Analyzing the heap dump for memory leaks says:
The thread org.quartz.simpl.SimpleThreadPool$WorkerThread @ 0x6c00e0820 QuartzScheduler_Worker-16 keeps local variables with total size 1,076,664,392 (98.47%) bytes.
The memory is accumulated in one instance of "char[]" loaded by "".

Here's the OOM Heap Dump.
java_pid28910.zip

Ah I have a theory.

I suspect that there is a large file inside that repository you are trying to index that has no newlines. Because the read tries to load a file based on this (the depth setting controls this) I suspect that it loads partially and crashes out. Ill have a play around with this idea over the next few days.

The reason it does not continue is that if it does crash out it assumes there was an issue and tries again. It works of the timestamp of the last successful run against the files. Reprocessing like this is quite fast hence why it works like this.

Just an additional note - I changed the number of file processors down to 1, and it still does it, and it stops on a properly formatted perl script file. Like I said though - each time I remove and re-add the repo, it stops on a different number of indexed files. Still - can't wait to try something else.

In the above its this line in the stacktrace that intrigues me,

at com.searchcode.app.util.Helpers.readFileLinesGuessEncoding(Helpers.java:153)

I suspect you are hitting an issue with this portion of code,

public List<String> readFileLinesGuessEncoding(String filePath, int maxFileLineDepth) throws IOException {
        List<String> fileLines = new ArrayList<>();
        BufferedReader bufferedReader = null;
        String line;

        try {
            bufferedReader = new BufferedReader(new InputStreamReader(new FileInputStream(filePath), guessCharset(new File(filePath))));

            int lineCount = 0;
            while ((line = bufferedReader.readLine()) != null) {
                lineCount++;

                fileLines.add(line);

                if (lineCount == maxFileLineDepth) {
                    return fileLines;
                }
            }
        }
        finally {
            IOUtils.closeQuietly(bufferedReader);
        }

        return fileLines;
    }

Just need to replicate the issue with a file and ill implement a fix.
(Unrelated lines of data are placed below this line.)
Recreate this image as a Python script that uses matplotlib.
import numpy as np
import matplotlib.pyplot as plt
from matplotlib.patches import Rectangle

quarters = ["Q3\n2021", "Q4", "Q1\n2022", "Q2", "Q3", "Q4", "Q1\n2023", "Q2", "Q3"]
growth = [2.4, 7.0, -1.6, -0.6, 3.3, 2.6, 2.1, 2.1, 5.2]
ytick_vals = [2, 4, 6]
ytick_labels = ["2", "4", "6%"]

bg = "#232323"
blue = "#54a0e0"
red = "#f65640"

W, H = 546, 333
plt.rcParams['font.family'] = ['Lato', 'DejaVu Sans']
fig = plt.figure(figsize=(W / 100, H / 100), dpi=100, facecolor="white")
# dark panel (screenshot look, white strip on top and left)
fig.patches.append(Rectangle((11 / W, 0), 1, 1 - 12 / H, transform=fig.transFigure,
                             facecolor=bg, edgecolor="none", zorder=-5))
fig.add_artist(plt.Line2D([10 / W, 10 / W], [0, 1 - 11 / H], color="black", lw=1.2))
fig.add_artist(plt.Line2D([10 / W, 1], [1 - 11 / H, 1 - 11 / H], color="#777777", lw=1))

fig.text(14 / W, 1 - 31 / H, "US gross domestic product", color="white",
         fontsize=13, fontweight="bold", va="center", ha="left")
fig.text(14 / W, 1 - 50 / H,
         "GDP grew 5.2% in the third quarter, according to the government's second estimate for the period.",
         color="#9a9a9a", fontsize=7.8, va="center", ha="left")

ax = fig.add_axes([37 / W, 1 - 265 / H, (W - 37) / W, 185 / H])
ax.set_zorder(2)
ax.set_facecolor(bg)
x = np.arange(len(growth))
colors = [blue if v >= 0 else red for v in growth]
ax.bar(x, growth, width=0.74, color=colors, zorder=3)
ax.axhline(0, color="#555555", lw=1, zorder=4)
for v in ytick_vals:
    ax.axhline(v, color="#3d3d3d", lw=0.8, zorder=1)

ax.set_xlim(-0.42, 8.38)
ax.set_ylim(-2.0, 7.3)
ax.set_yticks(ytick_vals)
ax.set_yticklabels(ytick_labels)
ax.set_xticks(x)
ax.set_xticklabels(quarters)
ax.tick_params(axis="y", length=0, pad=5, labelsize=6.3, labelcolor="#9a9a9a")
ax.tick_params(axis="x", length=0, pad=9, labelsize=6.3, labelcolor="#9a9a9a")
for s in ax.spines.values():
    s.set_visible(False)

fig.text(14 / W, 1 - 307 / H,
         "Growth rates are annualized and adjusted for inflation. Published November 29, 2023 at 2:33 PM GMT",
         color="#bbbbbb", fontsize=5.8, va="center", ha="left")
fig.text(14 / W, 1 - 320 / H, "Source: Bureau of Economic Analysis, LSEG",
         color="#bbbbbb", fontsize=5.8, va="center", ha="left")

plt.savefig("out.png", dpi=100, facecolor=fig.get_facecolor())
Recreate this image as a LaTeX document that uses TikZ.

So was able to replicate this. I used the following python script to create a large file ~1 GB in size with no newlines.

with open('no_newlines', 'w') as myfile:
    for _ in range(1000000000): # ~1 gb
        myfile.writelines("a")

Running the method against it and I get the following exception :)

java.lang.OutOfMemoryError: Java heap space

	at java.util.Arrays.copyOfRange(Arrays.java:3664)
	at java.lang.String.<init>(String.java:207)
	at java.nio.HeapCharBuffer.toString(HeapCharBuffer.java:567)
	at java.nio.CharBuffer.toString(CharBuffer.java:1241)
	at java.util.regex.Matcher.toMatchResult(Matcher.java:250)
	at java.util.Scanner.match(Scanner.java:1294)
	at java.util.Scanner.hasNextLine(Scanner.java:1502)
	at com.searchcode.app.util.Helpers.readFileLines(Helpers.java:155)
	at com.searchcode.app.util.HelpersTest.testReadFileLinesIssue168(HelpersTest.java:35)
	at sun.reflect.NativeMethodAccessorImpl.invoke0(Native Method)
	at sun.reflect.NativeMethodAccessorImpl.invoke(NativeMethodAccessorImpl.java:62)
	at sun.reflect.DelegatingMethodAccessorImpl.invoke(DelegatingMethodAccessorImpl.java:43)
	at java.lang.reflect.Method.invoke(Method.java:498)
	at junit.framework.TestCase.runTest(TestCase.java:176)
	at junit.framework.TestCase.runBare(TestCase.java:141)
	at junit.framework.TestResult$1.protect(TestResult.java:122)
	at junit.framework.TestResult.runProtected(TestResult.java:142)
	at junit.framework.TestResult.run(TestResult.java:125)
	at junit.framework.TestCase.run(TestCase.java:129)
	at junit.framework.TestSuite.runTest(TestSuite.java:252)
	at junit.framework.TestSuite.run(TestSuite.java:247)
	at org.junit.internal.runners.JUnit38ClassRunner.run(JUnit38ClassRunner.java:86)
	at org.junit.runner.JUnitCore.run(JUnitCore.java:137)
	at com.intellij.junit4.JUnit4IdeaTestRunner.startRunnerWithArgs(JUnit4IdeaTestRunner.java:68)
	at com.intellij.rt.execution.junit.IdeaTestRunner$Repeater.startRunnerWithArgs(IdeaTestRunner.java:47)
	at com.intellij.rt.execution.junit.JUnitStarter.prepareStreamsAndStart(JUnitStarter.java:242)
	at com.intellij.rt.execution.junit.JUnitStarter.main(JUnitStarter.java:70)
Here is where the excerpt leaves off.